## WHAT YOU ARE ASKED TO DO
In the material below, please retype the lines from the very first through the one with "var seriesNames = ['Centrality", exactly and without pictures.

## GIVEN DATA
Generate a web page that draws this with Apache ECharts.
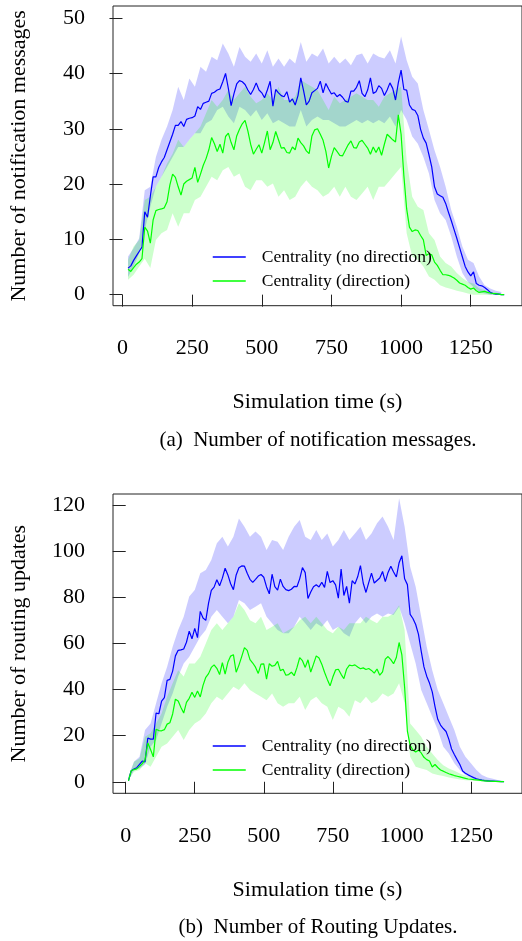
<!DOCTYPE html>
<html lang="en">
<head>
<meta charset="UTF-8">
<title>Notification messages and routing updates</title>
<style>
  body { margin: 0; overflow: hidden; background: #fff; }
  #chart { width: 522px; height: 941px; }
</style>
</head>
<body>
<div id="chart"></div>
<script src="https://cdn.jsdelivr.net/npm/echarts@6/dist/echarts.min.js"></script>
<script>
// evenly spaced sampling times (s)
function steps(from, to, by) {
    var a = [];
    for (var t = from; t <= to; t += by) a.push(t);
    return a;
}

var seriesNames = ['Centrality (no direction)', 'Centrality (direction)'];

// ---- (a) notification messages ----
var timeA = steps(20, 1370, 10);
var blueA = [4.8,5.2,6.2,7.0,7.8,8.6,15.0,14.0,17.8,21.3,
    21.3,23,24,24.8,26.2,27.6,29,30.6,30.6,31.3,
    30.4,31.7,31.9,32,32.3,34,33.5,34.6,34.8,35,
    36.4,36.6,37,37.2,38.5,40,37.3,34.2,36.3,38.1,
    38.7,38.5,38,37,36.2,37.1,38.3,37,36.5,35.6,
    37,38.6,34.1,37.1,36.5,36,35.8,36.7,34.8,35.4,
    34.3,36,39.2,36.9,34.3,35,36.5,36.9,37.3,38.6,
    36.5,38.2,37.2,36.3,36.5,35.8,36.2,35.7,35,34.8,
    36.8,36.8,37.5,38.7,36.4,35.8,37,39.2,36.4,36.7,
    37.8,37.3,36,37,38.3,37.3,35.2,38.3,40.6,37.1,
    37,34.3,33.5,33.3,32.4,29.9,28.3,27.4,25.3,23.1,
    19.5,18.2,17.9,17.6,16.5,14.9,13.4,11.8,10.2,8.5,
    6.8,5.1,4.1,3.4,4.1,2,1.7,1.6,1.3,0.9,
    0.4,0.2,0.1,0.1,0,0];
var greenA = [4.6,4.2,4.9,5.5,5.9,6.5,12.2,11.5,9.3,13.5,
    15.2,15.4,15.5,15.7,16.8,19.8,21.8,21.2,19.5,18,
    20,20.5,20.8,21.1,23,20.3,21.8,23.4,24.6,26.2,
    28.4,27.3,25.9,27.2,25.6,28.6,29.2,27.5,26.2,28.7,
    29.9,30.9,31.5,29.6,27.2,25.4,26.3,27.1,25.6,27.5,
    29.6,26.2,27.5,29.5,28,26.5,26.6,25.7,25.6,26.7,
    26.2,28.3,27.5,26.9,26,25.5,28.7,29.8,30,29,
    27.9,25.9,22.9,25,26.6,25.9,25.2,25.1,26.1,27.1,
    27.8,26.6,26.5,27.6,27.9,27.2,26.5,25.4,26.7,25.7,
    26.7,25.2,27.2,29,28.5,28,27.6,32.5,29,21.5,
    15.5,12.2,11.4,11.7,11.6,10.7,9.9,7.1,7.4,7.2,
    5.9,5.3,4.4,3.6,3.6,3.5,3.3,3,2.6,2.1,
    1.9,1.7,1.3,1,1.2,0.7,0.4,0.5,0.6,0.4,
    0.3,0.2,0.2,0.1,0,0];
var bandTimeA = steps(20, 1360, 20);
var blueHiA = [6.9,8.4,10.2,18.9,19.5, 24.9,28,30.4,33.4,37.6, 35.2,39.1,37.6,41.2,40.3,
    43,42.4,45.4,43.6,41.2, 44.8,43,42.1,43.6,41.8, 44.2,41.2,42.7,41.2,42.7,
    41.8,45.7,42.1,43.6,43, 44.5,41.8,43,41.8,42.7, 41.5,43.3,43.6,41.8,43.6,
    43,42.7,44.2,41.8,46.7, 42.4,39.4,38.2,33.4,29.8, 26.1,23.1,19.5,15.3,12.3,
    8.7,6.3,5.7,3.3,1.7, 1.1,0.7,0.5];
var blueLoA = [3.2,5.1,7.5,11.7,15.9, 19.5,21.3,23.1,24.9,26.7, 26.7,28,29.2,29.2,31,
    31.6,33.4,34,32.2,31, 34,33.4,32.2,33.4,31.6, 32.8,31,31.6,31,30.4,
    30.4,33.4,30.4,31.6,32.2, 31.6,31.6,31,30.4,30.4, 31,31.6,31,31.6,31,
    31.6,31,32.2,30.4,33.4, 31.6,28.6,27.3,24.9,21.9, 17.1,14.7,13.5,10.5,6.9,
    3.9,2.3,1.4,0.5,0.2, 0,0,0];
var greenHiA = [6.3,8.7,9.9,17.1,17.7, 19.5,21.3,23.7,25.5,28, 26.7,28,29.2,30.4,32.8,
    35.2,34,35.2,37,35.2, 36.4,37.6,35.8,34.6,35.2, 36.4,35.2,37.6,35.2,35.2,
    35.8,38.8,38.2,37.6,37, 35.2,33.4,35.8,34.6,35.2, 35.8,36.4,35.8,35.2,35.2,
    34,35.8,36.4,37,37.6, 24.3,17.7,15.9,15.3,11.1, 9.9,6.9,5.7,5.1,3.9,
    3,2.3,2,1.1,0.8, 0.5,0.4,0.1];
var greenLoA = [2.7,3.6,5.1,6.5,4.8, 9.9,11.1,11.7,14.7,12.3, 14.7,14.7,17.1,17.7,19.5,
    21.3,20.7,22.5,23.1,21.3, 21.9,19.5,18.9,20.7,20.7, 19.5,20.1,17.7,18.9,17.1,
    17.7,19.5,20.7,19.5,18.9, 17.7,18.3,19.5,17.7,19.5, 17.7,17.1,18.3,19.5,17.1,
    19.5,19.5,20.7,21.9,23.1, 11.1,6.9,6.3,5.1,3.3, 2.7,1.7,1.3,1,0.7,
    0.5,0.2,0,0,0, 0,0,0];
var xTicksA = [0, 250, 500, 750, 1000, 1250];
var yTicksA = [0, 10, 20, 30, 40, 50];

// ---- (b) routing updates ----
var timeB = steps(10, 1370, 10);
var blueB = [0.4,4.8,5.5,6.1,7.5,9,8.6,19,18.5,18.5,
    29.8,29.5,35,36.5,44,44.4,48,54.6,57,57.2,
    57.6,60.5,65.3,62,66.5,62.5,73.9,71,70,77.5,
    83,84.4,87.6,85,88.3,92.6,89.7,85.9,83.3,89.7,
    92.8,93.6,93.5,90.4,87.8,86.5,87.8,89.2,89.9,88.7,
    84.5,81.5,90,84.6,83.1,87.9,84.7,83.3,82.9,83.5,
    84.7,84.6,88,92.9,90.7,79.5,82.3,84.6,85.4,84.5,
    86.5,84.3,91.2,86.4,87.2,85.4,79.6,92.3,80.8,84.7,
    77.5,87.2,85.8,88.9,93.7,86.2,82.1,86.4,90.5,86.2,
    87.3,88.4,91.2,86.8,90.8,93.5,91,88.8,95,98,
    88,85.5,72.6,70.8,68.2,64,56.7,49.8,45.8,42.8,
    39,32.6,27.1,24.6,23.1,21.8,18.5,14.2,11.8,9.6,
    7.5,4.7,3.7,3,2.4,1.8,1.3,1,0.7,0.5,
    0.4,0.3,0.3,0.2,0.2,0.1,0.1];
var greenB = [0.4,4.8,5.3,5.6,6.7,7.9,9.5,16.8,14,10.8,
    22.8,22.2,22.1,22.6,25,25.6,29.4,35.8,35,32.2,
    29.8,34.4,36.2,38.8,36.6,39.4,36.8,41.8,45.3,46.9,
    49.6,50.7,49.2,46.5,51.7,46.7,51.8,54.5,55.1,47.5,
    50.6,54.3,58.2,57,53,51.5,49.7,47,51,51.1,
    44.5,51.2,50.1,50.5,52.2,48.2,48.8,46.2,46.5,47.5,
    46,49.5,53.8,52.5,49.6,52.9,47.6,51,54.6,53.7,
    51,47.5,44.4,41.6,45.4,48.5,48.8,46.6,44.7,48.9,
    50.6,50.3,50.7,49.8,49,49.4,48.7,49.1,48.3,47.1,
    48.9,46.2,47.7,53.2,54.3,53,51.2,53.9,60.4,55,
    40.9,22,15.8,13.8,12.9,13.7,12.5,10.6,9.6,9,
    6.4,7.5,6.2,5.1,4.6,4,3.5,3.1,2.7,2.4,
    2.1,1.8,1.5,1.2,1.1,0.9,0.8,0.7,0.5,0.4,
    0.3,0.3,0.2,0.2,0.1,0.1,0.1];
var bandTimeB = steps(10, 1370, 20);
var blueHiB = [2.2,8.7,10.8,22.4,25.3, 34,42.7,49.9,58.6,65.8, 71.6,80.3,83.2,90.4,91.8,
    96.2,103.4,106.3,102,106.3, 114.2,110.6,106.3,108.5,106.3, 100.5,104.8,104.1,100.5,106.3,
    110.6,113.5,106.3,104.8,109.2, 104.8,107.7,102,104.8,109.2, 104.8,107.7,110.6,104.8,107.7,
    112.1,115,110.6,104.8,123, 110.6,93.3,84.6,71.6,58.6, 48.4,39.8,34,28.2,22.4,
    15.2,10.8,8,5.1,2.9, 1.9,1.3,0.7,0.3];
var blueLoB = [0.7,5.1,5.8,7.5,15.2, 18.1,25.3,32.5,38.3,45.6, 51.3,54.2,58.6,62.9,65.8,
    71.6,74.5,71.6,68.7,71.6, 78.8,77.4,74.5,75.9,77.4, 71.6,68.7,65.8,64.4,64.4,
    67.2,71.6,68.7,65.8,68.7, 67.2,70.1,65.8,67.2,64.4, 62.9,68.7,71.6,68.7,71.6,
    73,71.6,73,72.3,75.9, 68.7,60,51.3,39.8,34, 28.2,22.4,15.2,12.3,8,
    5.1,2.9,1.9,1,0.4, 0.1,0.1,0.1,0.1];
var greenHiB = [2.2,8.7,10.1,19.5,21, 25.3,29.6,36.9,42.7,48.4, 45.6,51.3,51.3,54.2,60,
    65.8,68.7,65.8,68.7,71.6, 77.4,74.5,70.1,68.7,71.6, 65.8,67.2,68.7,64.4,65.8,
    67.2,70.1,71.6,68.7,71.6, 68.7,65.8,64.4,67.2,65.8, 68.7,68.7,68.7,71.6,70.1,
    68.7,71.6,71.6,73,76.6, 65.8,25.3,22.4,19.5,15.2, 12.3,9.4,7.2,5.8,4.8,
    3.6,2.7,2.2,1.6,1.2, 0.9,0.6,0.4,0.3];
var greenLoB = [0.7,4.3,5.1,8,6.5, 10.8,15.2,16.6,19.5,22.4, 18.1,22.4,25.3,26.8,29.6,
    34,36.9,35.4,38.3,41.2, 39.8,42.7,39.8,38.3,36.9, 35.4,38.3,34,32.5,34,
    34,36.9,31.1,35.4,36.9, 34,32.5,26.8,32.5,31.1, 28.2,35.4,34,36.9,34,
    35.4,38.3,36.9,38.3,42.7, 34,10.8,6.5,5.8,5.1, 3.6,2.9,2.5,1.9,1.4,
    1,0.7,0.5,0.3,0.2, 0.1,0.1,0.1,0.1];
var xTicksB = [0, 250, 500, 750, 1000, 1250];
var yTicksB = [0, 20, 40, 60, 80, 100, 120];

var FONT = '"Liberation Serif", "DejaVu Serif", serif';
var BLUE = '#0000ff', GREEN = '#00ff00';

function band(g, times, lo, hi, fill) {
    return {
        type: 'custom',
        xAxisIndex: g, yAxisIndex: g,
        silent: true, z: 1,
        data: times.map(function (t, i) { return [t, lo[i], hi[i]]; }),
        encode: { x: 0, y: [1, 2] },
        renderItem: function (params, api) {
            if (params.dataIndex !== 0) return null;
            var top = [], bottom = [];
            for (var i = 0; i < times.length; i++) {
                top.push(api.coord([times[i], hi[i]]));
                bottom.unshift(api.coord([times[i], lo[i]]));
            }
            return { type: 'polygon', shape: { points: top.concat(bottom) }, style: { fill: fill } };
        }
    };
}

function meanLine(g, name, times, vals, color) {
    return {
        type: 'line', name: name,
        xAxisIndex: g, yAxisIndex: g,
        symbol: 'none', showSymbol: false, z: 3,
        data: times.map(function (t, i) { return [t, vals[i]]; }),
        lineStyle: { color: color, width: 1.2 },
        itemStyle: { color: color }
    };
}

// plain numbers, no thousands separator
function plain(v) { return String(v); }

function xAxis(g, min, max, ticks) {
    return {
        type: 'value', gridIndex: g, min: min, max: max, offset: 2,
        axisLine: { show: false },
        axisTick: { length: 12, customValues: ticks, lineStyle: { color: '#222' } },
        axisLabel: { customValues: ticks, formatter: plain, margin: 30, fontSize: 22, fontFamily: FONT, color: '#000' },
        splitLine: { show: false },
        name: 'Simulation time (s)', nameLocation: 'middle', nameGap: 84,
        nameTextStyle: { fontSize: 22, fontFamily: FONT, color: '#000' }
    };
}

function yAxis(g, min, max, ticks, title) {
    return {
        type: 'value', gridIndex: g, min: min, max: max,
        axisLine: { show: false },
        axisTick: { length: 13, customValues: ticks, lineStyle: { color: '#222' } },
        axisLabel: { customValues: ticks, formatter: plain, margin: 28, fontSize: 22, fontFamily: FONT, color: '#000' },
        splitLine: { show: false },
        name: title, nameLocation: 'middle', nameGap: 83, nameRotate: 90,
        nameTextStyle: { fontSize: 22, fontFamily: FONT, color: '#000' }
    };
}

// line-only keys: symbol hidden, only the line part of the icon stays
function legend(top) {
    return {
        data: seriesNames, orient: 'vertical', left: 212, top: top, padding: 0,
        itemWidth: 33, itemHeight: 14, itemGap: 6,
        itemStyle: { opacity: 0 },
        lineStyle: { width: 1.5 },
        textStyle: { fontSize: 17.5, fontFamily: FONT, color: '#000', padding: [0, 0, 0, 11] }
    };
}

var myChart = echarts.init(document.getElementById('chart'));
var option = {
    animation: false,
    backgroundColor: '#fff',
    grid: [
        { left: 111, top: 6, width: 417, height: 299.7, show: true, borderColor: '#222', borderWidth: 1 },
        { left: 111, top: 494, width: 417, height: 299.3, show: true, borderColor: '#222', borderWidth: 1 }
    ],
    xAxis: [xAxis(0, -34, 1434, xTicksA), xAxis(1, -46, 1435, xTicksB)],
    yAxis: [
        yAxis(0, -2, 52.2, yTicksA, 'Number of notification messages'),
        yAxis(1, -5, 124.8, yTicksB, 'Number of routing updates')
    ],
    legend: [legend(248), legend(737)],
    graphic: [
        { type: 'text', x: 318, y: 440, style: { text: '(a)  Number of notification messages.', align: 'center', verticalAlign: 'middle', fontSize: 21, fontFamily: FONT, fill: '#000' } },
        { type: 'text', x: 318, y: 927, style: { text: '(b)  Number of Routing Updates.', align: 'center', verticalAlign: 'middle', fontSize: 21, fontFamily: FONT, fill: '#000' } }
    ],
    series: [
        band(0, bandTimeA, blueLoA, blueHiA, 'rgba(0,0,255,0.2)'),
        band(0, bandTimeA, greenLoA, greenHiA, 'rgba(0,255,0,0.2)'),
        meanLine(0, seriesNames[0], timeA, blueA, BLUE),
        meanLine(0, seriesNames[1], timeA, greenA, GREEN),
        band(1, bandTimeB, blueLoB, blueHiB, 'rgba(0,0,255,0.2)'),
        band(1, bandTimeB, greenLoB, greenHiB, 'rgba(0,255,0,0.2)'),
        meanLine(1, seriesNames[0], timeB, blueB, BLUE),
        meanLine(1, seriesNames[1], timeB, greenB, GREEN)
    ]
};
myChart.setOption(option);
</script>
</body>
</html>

## EXERCISE SOLUTION
Generate a web page that draws this with Apache ECharts.
<!DOCTYPE html>
<html lang="en">
<head>
<meta charset="UTF-8">
<title>Notification messages and routing updates</title>
<style>
  body { margin: 0; overflow: hidden; background: #fff; }
  #chart { width: 522px; height: 941px; }
</style>
</head>
<body>
<div id="chart"></div>
<script src="https://cdn.jsdelivr.net/npm/echarts@6/dist/echarts.min.js"></script>
<script>
// evenly spaced sampling times (s)
function steps(from, to, by) {
    var a = [];
    for (var t = from; t <= to; t += by) a.push(t);
    return a;
}

var seriesNames = ['Centrality (no direction)', 'Centrality (direction)'];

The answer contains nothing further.